Hartford, Connecticut, December 7, 2016 – Music major Steve Syz ’17 intends to pursue a career as a composer of film scores. He began composing music in the fall of 2012, as a first-year student at Trinity College, and focused on writing “epic music” for movie trailers and cinema. After posting a few three-minute compositions on the internet, amateur computer game-makers began asking permission to use his music. Soon Syz was commissioned to write the musical introduction to a television pilot, “Ghast Paranormal,” and in 2015 scored the animated short “The Last Raindrop,” and a short film, “The Spirit by the Sea,” which is currently in production.
In the summer of 2016, acting upon the recommendation of composer Dan Román, an associate professor of music at Trinity, Syz applied to and was accepted into the prestigious summer Film Scoring Institute at the University of Cincinnati College-Conservatory of Music. There he attended classes by Hollywood composers Tyler Bates (Marvel’s “Guardians of the Galaxy”), Rob Pottorf (Disney), Blake Neely (television shows “Supergirl” and “Arrow”), and sound designers and orchestrators.
At Trinity College, Syz’s newest composition, entitled “Snowdrop,” will have its premiere on Thursday, December 8, in the Common Hour Classical Concert: Chamber Ensembles Recital, at 12:15 p.m. in the Gruss Music Center at the Austin Arts Center. The musicians are Yu-Ting Wu ’18, piano, Jitty Synn ’19, violin, and Nicholas Kim ’18, ’cello.
Syz began taking piano lessons this semester with Nancy Curran, who is the instrumental ensembles coordinator. When Curran learned that Syz wrote music, he showed her some of his piano pieces and short film scores.
“I was very impressed after hearing some of Steve’s trailer music and his enthusiasm for composition,” Curran said. “His music had never been performed by live musicians, however, so I challenged him to write a piece for our piano trio. I wanted a short, easy-to-rehearse work that would not demand too much rehearsal time for the trio, since they are working on a large work of Beethoven. Steve had half of it written in a week, and the whole work completed in two weeks. It was perfect, exactly what I wanted, and it is lovely!”

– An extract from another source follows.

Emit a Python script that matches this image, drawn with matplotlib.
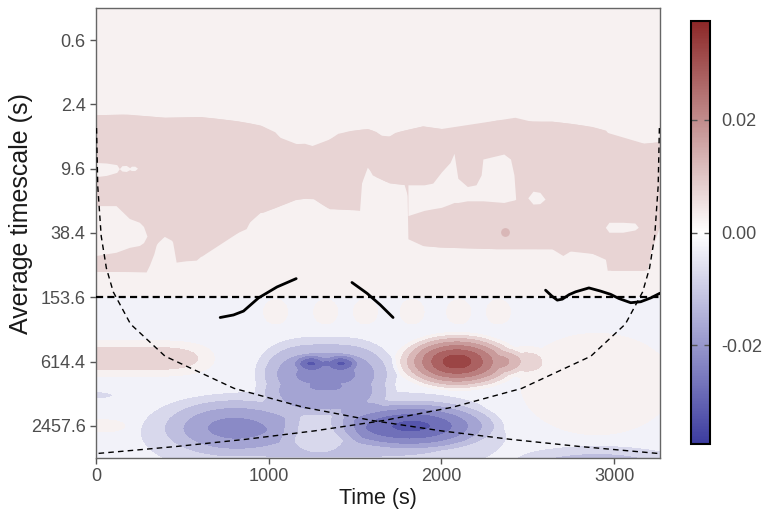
import numpy as np
import matplotlib
matplotlib.use("Agg")
import matplotlib.pyplot as plt
from matplotlib.colors import LinearSegmentedColormap, Normalize
from matplotlib.ticker import NullLocator

plt.rcParams['font.family'] = ['Liberation Sans', 'DejaVu Sans']
plt.rcParams['axes.unicode_minus'] = False

# axes
T_MAX = 3265
P_MIN, P_MAX = 0.3, 4915.2
P_SPLIT = 153.6          # thick dashed line
x_ticks = [0, 1000, 2000, 3000]
y_ticks = [0.6, 2.4, 9.6, 38.4, 153.6, 614.4, 2457.6]
y_tick_labels = ['0.6', '2.4', '9.6', '38.4', '153.6', '614.4', '2457.6']
cbar_ticks = [-0.02, 0.0, 0.02]
V_LIM = 0.0375

# short-scale part (above 153.6 s): darker pink band
band_time = [0, 180, 395, 610, 820, 950, 1035, 1070, 1100, 1150, 1207, 1260, 1303, 1340,
             1400, 1480, 1571, 1620, 1677, 1730, 1784, 1891, 1980, 2062, 2147, 2169,
             2240, 2318, 2425, 2532, 2640, 2746, 2874, 2950, 2981, 3002, 3100, 3173, 3265]
band_top = [3.0, 2.96, 3.17, 3.12, 3.42, 3.74, 4.33, 5.0, 5.91, 5.6, 5.55, 5.9, 6.08, 5.2,
            4.48, 4.2, 4.04, 4.3, 5.0, 4.4, 4.18, 3.82, 4.0, 4.18, 4.64, 3.74,
            3.6, 3.37, 3.17, 3.49, 3.45, 3.61, 3.87, 4.2, 4.8, 5.44, 5.5, 5.55, 5.36]
band_bottom_time = [0, 150, 290, 309, 335, 348, 367, 400, 430, 444, 464, 520, 580, 676,
                    773, 869, 890, 908, 966, 1063, 1159, 1250, 1352, 1450, 1526, 1546,
                    1580, 1600, 1650, 1700, 1750, 1800, 1806, 1891, 1998, 2318, 2639,
                    2703, 2767, 2788, 2831, 2917, 2949, 2960, 3173, 3190, 3205, 3215,
                    3240, 3265]
band_bottom = [88, 88, 89, 77, 60, 50, 43, 41, 42, 47, 72, 70, 69, 51,
               41, 35, 30, 25, 24.6, 21.3, 18.5, 17.9, 22.8, 23, 23.6, 8.4,
               9.6, 11, 12, 13.1, 13.3, 13.6, 43.5, 50.3, 52.1, 53.9, 53.9,
               62.4, 53.9, 46.9, 57, 62.4, 66, 85.8, 85.8, 85, 70, 45,
               36, 33]

# light gaps inside the band
gap_bay_time = [1806, 1900, 1950, 2000, 2050, 2073, 2095, 2150, 2200, 2230, 2240, 2361, 2400, 2420, 2430]
gap_bay_top = [13.6, 13.6, 13.1, 10.3, 8.4, 6.9, 11.8, 14.1, 13.6, 11.0, 7.8, 7.0, 7.8, 11.0, 18.6]
gap_bay_bottom = [26.4, 23.6, 22.8, 22.1, 20.6, 19.9, 19.9, 19.2, 19.2, 19.2, 19.2, 19.9, 19.2, 18.9, 18.6]
gap_left_time = [0, 116, 193, 251, 275, 295]
gap_left_top = [21.3, 21.3, 28.1, 30.5, 33.4, 41.1]
gap_left_bottom = [62.4, 58.2, 52.4, 50.3, 47.3, 41.1]
gap_streak_time = [0, 60, 120, 135, 150, 175, 195, 205, 225, 240]
gap_streak_top = [8.4, 8.5, 8.8, 9.6, 9.0, 8.95, 9.4, 9.1, 9.1, 9.5]
gap_streak_bottom = [11.4, 11.1, 10.4, 9.6, 10.1, 10.2, 9.8, 10.0, 10.0, 9.5]
gap_small_time = [2500, 2530, 2570, 2600]
gap_small_top = [18, 15.6, 16, 18.5]
gap_small_bottom = [18, 20.6, 20.4, 18.5]
gap_right_time = [2949, 2970, 3050, 3120, 3140]
gap_right_top = [34, 30.5, 30.5, 31, 34]
gap_right_bottom = [34, 37.8, 37.8, 36, 34]
spot_time, spot_period = 2367, 37.6

# long-scale part (below 153.6 s): blobs
# centre time, centre period, peak value, half extent in time, half extent in octaves, time exponent
blob_time = [2090, 2480, 1245, 1420, 1330, 769, 1850, 1320, 1290, 2900,
             0, 0, 40, 2900, 1040, 1330, 1560, 1830, 2100, 2330]
blob_period = [614.4, 614.4, 629, 629, 810.6, 2457.6, 2407, 2823, 2823, 6485,
               575, 1272, 2457.6, 998, 210, 210, 210, 210, 210, 210]
blob_amp = [0.036, 0.009, -0.012, -0.012, -0.020, -0.0096, -0.019, -0.012, 0.0075, -0.014,
            0.0125, -0.007, 0.005, 0.005, 0.005, 0.005, 0.005, 0.005, 0.005, 0.005]
blob_time_extent = [380, 160, 110, 110, 440, 430, 520, 1150, 260, 600,
                    720, 130, 200, 700, 110, 110, 110, 110, 110, 110]
blob_octave_extent = [0.95, 0.5, 0.3, 0.3, 1.3, 1.0, 0.85, 1.5, 0.7, 1.0,
                      0.65, 0.15, 0.3, 2.5, 0.6, 0.6, 0.6, 0.6, 0.6, 0.6]
blob_time_power = [2, 2, 2, 2, 3, 2, 2, 4, 2, 2, 6, 2, 2, 2, 2, 2, 2, 2, 2, 2]

# cone of influence
coi_time = [3, 10, 30, 60, 100, 200, 400, 800, 1200, 1600, 2000, 2400, 2800, 3265]
coi_period = [4, 14, 41, 82, 137, 274, 548, 1096, 1644, 2192, 2740, 3288, 3836, 4473]
coi2_time = [3262, 3255, 3235, 3205, 3165, 3065, 2865, 2465, 2065, 1665, 1265, 865, 465, 0]
coi2_period = [4, 14, 41, 82, 137, 274, 548, 1096, 1644, 2192, 2740, 3288, 3836, 4473]

# ridge lines
ridge1_time = [719, 796, 854, 941, 1048, 1159]
ridge1_period = [237.7, 225, 207, 155.8, 123, 102.8]
ridge2_time = [1482, 1569, 1646, 1720]
ridge2_period = [111.7, 141, 181, 237.7]
ridge3_time = [2603, 2640, 2671, 2700, 2740, 2777, 2854, 2922, 2980, 3028, 3096, 3154, 3212, 3265]
ridge3_period = [131.9, 150, 163.4, 160, 145, 136.6, 125.6, 134.6, 144.3, 157.9, 172.8, 169.2, 155.8, 141]

# field
t = np.linspace(0, T_MAX, 700)
octave = np.linspace(np.log2(P_MIN / 0.6), np.log2(P_MAX / 0.6), 701)
TT, OO = np.meshgrid(t, octave)
PP = 0.6 * 2 ** OO
Z = np.full(TT.shape, -0.0025)
for tc, pc, a, te, oe, pw in zip(blob_time, blob_period, blob_amp, blob_time_extent,
                                 blob_octave_extent, blob_time_power):
    oc = np.log2(pc / 0.6)
    r = np.sqrt(np.abs((TT - tc) / te) ** pw + ((OO - oc) / oe) ** 2)
    Z += a * np.clip(1 - r ** 1.5, 0, None)
Z[PP < P_SPLIT] = 0.0025

cmap = LinearSegmentedColormap.from_list('wt', ['#3c3ca0', '#ffffff', '#8c2828'])
norm = Normalize(-V_LIM, V_LIM)
levels = np.arange(-0.04, 0.0401, 0.005)

fig = plt.figure(figsize=(7.62, 5.12), dpi=100)
ax = fig.add_axes([0.126, 0.1055, 0.74, 0.879])
ax.contourf(TT, PP, Z, levels=levels, cmap=cmap, norm=norm, zorder=1)

c1 = cmap(norm(0.0025))
c2 = cmap(norm(0.0075))
c3 = cmap(norm(0.0125))
ax.fill_between(band_time, band_top, np.interp(band_time, band_bottom_time, band_bottom),
                color=c2, lw=0, zorder=2)
ax.fill_between(band_bottom_time, np.interp(band_bottom_time, band_time, band_top), band_bottom,
                color=c2, lw=0, zorder=2)
for gt, gtop, gbot in [(gap_bay_time, gap_bay_top, gap_bay_bottom),
                       (gap_left_time, gap_left_top, gap_left_bottom),
                       (gap_streak_time, gap_streak_top, gap_streak_bottom),
                       (gap_small_time, gap_small_top, gap_small_bottom),
                       (gap_right_time, gap_right_top, gap_right_bottom)]:
    ax.fill_between(gt, gtop, gbot, color=c1, lw=0, zorder=2.1)
ax.scatter([spot_time], [spot_period], s=40, color=c3, lw=0, zorder=2.2)

ax.plot(coi_time, coi_period, color='black', lw=1, ls=(0, (4, 3)), zorder=3)
ax.plot(coi2_time, coi2_period, color='black', lw=1, ls=(0, (4, 3)), zorder=3)
ax.axhline(P_SPLIT, color='black', lw=1.6, ls=(0, (3.2, 1.9)), zorder=3)
for rt, rp in [(ridge1_time, ridge1_period), (ridge2_time, ridge2_period), (ridge3_time, ridge3_period)]:
    ax.plot(rt, rp, color='black', lw=2, solid_capstyle='round', zorder=4)

ax.set_yscale('log', base=2)
ax.set_ylim(P_MAX, P_MIN)
ax.set_xlim(0, T_MAX)
ax.set_yticks(y_ticks)
ax.set_yticklabels(y_tick_labels)
ax.yaxis.set_minor_locator(NullLocator())
ax.set_xticks(x_ticks)
ax.tick_params(colors='#555555', labelcolor='#4d4d4d', labelsize=13, length=4, width=1)
for s in ax.spines.values():
    s.set_color('#666666')
    s.set_linewidth(1)
ax.set_xlabel('Time (s)', fontsize=15.5, color='#1a1a1a', labelpad=2)
ax.set_ylabel('Average timescale (s)', fontsize=18, color='#1a1a1a')
ax.yaxis.set_label_coords(-0.112, 0.543)

cax = fig.add_axes([0.9068, 0.1328, 0.0249, 0.826])
sm = plt.cm.ScalarMappable(norm=norm, cmap=cmap)
cb = fig.colorbar(sm, cax=cax, ticks=cbar_ticks)
cb.ax.set_yticklabels(['%.2f' % v for v in cbar_ticks])
cb.outline.set_edgecolor('black')
cb.outline.set_linewidth(1.5)
cb.ax.tick_params(direction='in', left=True, right=True, length=4, width=1,
                  colors='#555555', labelcolor='#4d4d4d', labelsize=13, pad=8)

fig.savefig('out.png', dpi=100)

Although Syz has now taken nearly all the music courses at Trinity, he says he relies on his ear rather than music theory when composing. “If it sounds good, I put it in,” he said. “With each piece I compose, I always tell myself to find something new, and that’s how I got better than before. I also mix and master my own music, and that’s a whole different world. Notes, chords, and notation are something I am learning in conjunction with adding reverb, limiters, and compression. I’m still learning and growing as a composer, but I have hopes of one day creating music for something major.”
More examples of Syz’s music may be heard on SoundCloud and YouTube.